Retrotransposon-derived protein PEG10 is a protein that in humans is encoded by the PEG10 gene.

Function 

This gene includes two overlapping reading frames of the same transcript encoding distinct isoforms. The shorter isoform has a CCHC-type zinc finger motif containing a sequence characteristic of gag proteins of most retroviruses and some retrotransposons, and it functions in part by interacting with members of the TGF-beta receptor family. The longer isoform has the active-site DSG consensus sequence of the protease domain of pol proteins. The longer isoform is the result of -1 translational frameshifting that is also seen in some retroviruses. Expression of these two isoforms only comes from the paternal allele due to imprinting. Increased gene expression (as observed by an increase in mRNA levels) is associated with hepatocellular carcinomas.

PEG10 is a paternally expressed imprinted gene that is expressed in adult and embryonic tissues. Most notable expression occurs in the placenta. This gene is highly conserved across mammalian species and retains the heptanucleotide (GGGAAAC).
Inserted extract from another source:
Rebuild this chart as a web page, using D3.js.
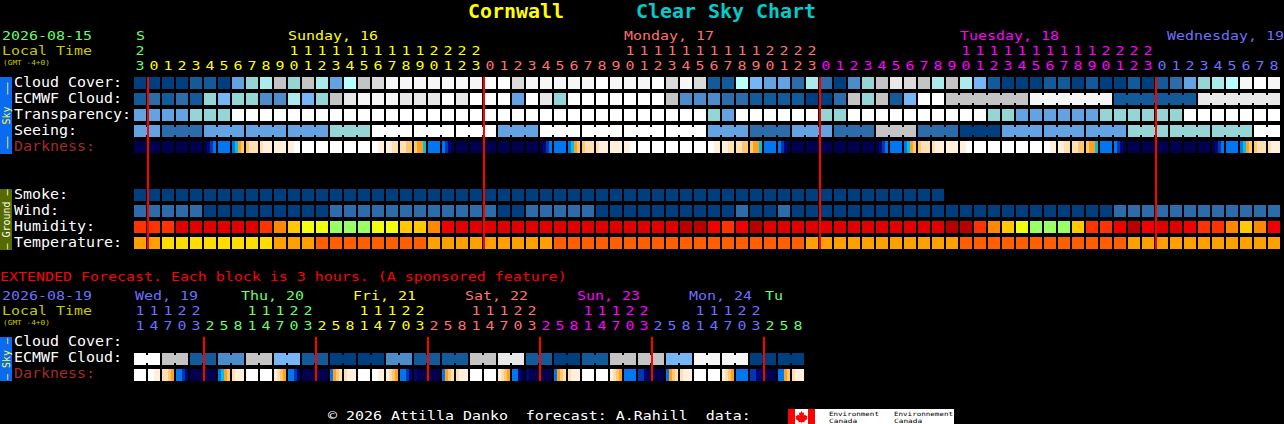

This gene has been reported to play a role in cell proliferation, differentiation and apoptosis. Overexpression of this gene has been associated with several malignancies, such as hepatocellular carcinoma and B-cell lymphocytic leukemia. Knockout mice lacking this gene showed early embryonic lethality with placental defects, indicating the importance of this gene in embryonic development. In preeclampsia placental tissue, PEG10 has been shown to be downregulated and upregulated implicating it as a possible causal role in the occurrence of preeclampsia.

Interactions 

PEG10 has been shown to interact with SIAH2 and SIAH1.